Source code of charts

################

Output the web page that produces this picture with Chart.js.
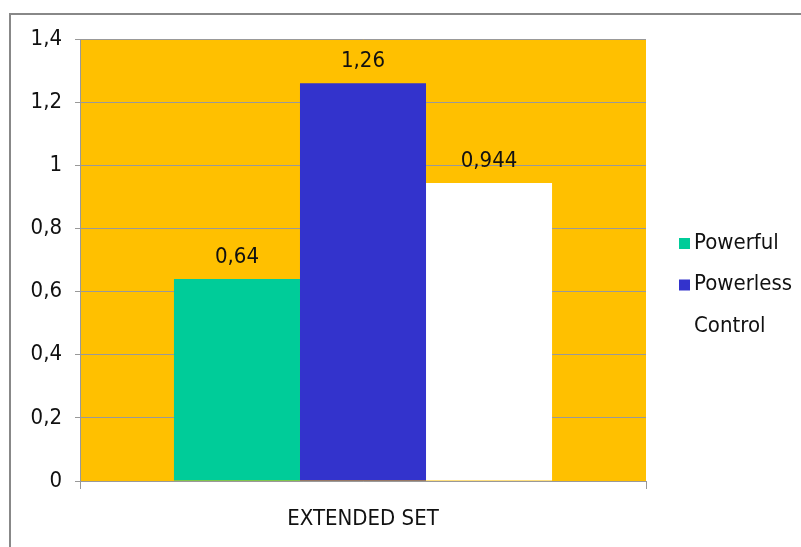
<!DOCTYPE html>
<html>
<head>
<meta charset="utf-8">
<script src="https://cdn.jsdelivr.net/npm/chart.js@4/dist/chart.umd.min.js"></script>
<style>
  html, body { margin: 0; padding: 0; background: #fff; }
  #wrap { width: 801px; height: 547px; }
</style>
</head>
<body>
<div id="wrap"><canvas id="chart" width="801" height="547"></canvas></div>
<script>
// Данные
const categories = ['EXTENDED SET'];
const seriesNames = ['Powerful', 'Powerless', 'Control'];
const seriesValues = [[0.64], [1.26], [0.944]];
const seriesLabels = ['0,64', '1,26', '0,944'];
const seriesColors = ['#00CC99', '#3333CC', '#FFFFFF'];
const yTicks = [0, 0.2, 0.4, 0.6, 0.8, 1, 1.2, 1.4];

const FONT = '"DejaVu Sans Condensed", "DejaVu Sans"';
const FONT_SIZE = 22;

// Рамка, фон области графика, подписи значений и легенда
const decor = {
  id: 'decor',
  beforeDraw(chart) {
    const { ctx, chartArea: a } = chart;
    ctx.save();
    ctx.strokeStyle = '#888';
    ctx.lineWidth = 2;
    ctx.strokeRect(10, 14, 900, 700);
    ctx.fillStyle = '#FFC000';
    ctx.fillRect(a.left, a.top, a.right - a.left, a.bottom - a.top);
    ctx.restore();
  },
  afterDatasetsDraw(chart) {
    const { ctx } = chart;
    ctx.save();
    ctx.font = FONT_SIZE + 'px ' + FONT;
    ctx.fillStyle = '#111';
    ctx.textAlign = 'center';
    ctx.textBaseline = 'middle';
    chart.data.datasets.forEach((ds, i) => {
      const bar = chart.getDatasetMeta(i).data[0];
      ctx.fillText(seriesLabels[i], bar.x, bar.y - 22);
    });
    // легенда
    const lx = 679, ly = 243, step = 41.5;
    seriesNames.forEach((name, i) => {
      const y = ly + i * step;
      ctx.fillStyle = seriesColors[i];
      ctx.fillRect(lx, y - 5, 11, 11);
      ctx.fillStyle = '#111';
      ctx.textAlign = 'left';
      ctx.fillText(name, lx + 15, y);
    });
    ctx.restore();
  }
};

new Chart(document.getElementById('chart').getContext('2d'), {
  type: 'bar',
  data: {
    labels: categories,
    datasets: seriesNames.map((name, i) => ({
      label: name,
      data: seriesValues[i],
      backgroundColor: seriesColors[i],
      borderWidth: 0,
      barPercentage: 1,
      categoryPercentage: 0.668
    }))
  },
  options: {
    responsive: false,
    animation: false,
    layout: { padding: { top: 39, right: 155, left: 0, bottom: 0 } },
    plugins: {
      legend: { display: false },
      tooltip: { enabled: false }
    },
    scales: {
      x: {
        grid: { offset: true, drawOnChartArea: false, drawTicks: true, tickLength: 8, color: '#999' },
        border: { color: '#999' },
        ticks: { color: '#111', padding: 17, font: { family: FONT, size: FONT_SIZE } },
        afterFit(s) { s.height = 66; }
      },
      y: {
        min: 0,
        max: 1.4,
        afterBuildTicks(s) { s.ticks = yTicks.map(v => ({ value: v })); },
        grid: { color: '#999', tickLength: 5 },
        border: { color: '#999' },
        ticks: {
          color: '#111',
          padding: 13,
          font: { family: FONT, size: FONT_SIZE },
          callback: v => String(Math.round(v * 10) / 10).replace('.', ',')
        },
        afterFit(s) { s.width = 80; }
      }
    }
  },
  plugins: [decor]
});
</script>
</body>
</html>
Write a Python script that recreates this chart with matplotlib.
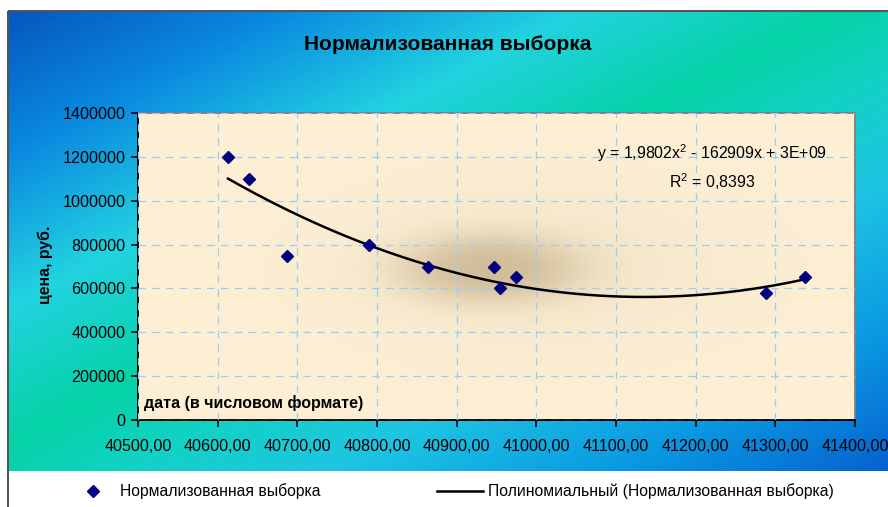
import numpy as np
import matplotlib
matplotlib.use("Agg")
import matplotlib.pyplot as plt
from matplotlib.colors import LinearSegmentedColormap, to_rgb
from matplotlib.patches import Rectangle
from matplotlib.ticker import FuncFormatter, MultipleLocator

# dates (Excel serial numbers) and prices
dates = [40613, 40639, 40687, 40790, 40864, 40947, 40954, 40974, 41288, 41337]
prices = [1200000, 1100000, 750000, 800000, 700000, 700000, 600000, 650000, 580000, 650000]

TITLE = "Нормализованная выборка"
YLABEL = "цена, руб."
XLABEL = "дата (в числовом формате)"
SERIES_NAME = "Нормализованная выборка"
TREND_NAME = "Полиномиальный (Нормализованная выборка)"
EQUATION = "y = 1,9802x$^2$ - 162909x + 3E+09"
R2_TEXT = "R$^2$ = 0,8393"

FONT = "Liberation Sans"
plt.rcParams["font.family"] = [FONT, "DejaVu Sans"]
plt.rcParams["mathtext.fontset"] = "custom"
plt.rcParams["mathtext.rm"] = FONT

W, H = 888, 507
fig = plt.figure(figsize=(W / 100, H / 100), dpi=100)
fig.patch.set_facecolor("white")

# background layer in pixel coordinates
bg = fig.add_axes([0, 0, 1, 1], zorder=-1)
bg.set_xlim(0, W)
bg.set_ylim(H, 0)
bg.axis("off")

stops = [(0.0, "#0558c0"), (0.15, "#0a88e0"), (0.32, "#22d3e0"), (0.47, "#05d2a6"),
         (0.56, "#12d2c4"), (0.68, "#1ec6e2"), (0.85, "#0a98e2"), (1.0, "#0662d0")]
cmap = LinearSegmentedColormap.from_list("frame", stops)
gx, gy = np.meshgrid(np.linspace(0, 1, 400), np.linspace(0, 1, 220))
bg.imshow((gx + gy) / 2, cmap=cmap, extent=[9, W, 471, 12], aspect="auto",
          interpolation="bilinear", vmin=0, vmax=1)
bg.add_patch(Rectangle((8, 11), W, H, fill=False, edgecolor="#333333", lw=1.2))

bg.text(448, 45, TITLE, ha="center", va="center", fontsize=15, fontweight="bold")
bg.text(45, 265, YLABEL, ha="center", va="center", rotation=90,
        fontsize=11.4, fontweight="bold")

# plot area
ax = fig.add_axes([138 / W, 1 - 420 / H, (855 - 138) / W, (420 - 113) / H])
ax.set_facecolor("#fcefd4")
ax.set_xlim(40500, 41400)
ax.set_ylim(0, 1400000)

# soft brown shading in the middle of the plot area
sx, sy = np.meshgrid(np.linspace(40500, 41400, 300), np.linspace(0, 1400000, 200))
d1 = ((sx - 40940) / 90) ** 2 + ((sy - 690000) / 125000) ** 2
d2 = ((sx - 41000) / 170) ** 2 + ((sy - 700000) / 260000) ** 2
alpha = 0.52 * np.exp(-0.5 * d1 ** 1.4) + 0.12 * np.exp(-0.5 * d2)
shade = np.zeros(sx.shape + (4,))
shade[..., :3] = to_rgb("#b8a078")
shade[..., 3] = np.clip(alpha, 0, 1)
ax.imshow(shade, extent=[40500, 41400, 0, 1400000], origin="lower", aspect="auto",
          interpolation="bilinear", zorder=0)

ax.xaxis.set_major_locator(MultipleLocator(100))
ax.yaxis.set_major_locator(MultipleLocator(200000))
ax.xaxis.set_major_formatter(FuncFormatter(lambda v, p: f"{v:.2f}".replace(".", ",")))
ax.yaxis.set_major_formatter(FuncFormatter(lambda v, p: f"{v:.0f}"))
ax.grid(True, color="#99ccff", linestyle=(0, (6, 5)), lw=0.9, zorder=1)
ax.set_axisbelow(False)
ax.tick_params(direction="out", length=5, width=1.2, colors="black",
               labelsize=11.6, pad=4)
ax.tick_params(axis="x", pad=9)
for side in ["left", "bottom"]:
    ax.spines[side].set_color("black")
    ax.spines[side].set_linewidth(1.4)
for side in ["top", "right"]:
    ax.spines[side].set_color("#808080")
    ax.spines[side].set_linewidth(1.4)

# 2nd order polynomial trend
coef = np.polyfit(dates, prices, 2)
tx = np.linspace(min(dates), max(dates), 200)
ax.plot(tx, np.polyval(coef, tx), color="black", lw=1.8, zorder=3)
ax.plot(dates, prices, "D", color="#000080", ms=6.5, zorder=4, clip_on=False)

ax.text(40508, 40000, XLABEL, fontsize=11.5, fontweight="bold", va="bottom", ha="left")
ax.text(41220, 1217000, EQUATION, ha="center", va="center", fontsize=11.4)
ax.text(41220, 1085000, R2_TEXT, ha="center", va="center", fontsize=11.4)

# legend row
bg.plot([93], [491], "D", color="#000080", ms=6.5)
bg.text(120, 491, SERIES_NAME, va="center", ha="left", fontsize=11.3)
bg.plot([437, 483], [491, 491], color="black", lw=1.8)
bg.text(488, 491, TREND_NAME, va="center", ha="left", fontsize=11.3)

fig.savefig("out.png", dpi=100)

################

### Exercise
Up to and including the line containing "const FONT_SIZE = 22;", quote each line of the entries above from the very first, please, exactly and without images.

### Response
Output the web page that produces this picture with Chart.js.
<!DOCTYPE html>
<html>
<head>
<meta charset="utf-8">
<script src="https://cdn.jsdelivr.net/npm/chart.js@4/dist/chart.umd.min.js"></script>
<style>
  html, body { margin: 0; padding: 0; background: #fff; }
  #wrap { width: 801px; height: 547px; }
</style>
</head>
<body>
<div id="wrap"><canvas id="chart" width="801" height="547"></canvas></div>
<script>
// Данные
const categories = ['EXTENDED SET'];
const seriesNames = ['Powerful', 'Powerless', 'Control'];
const seriesValues = [[0.64], [1.26], [0.944]];
const seriesLabels = ['0,64', '1,26', '0,944'];
const seriesColors = ['#00CC99', '#3333CC', '#FFFFFF'];
const yTicks = [0, 0.2, 0.4, 0.6, 0.8, 1, 1.2, 1.4];

const FONT = '"DejaVu Sans Condensed", "DejaVu Sans"';
const FONT_SIZE = 22;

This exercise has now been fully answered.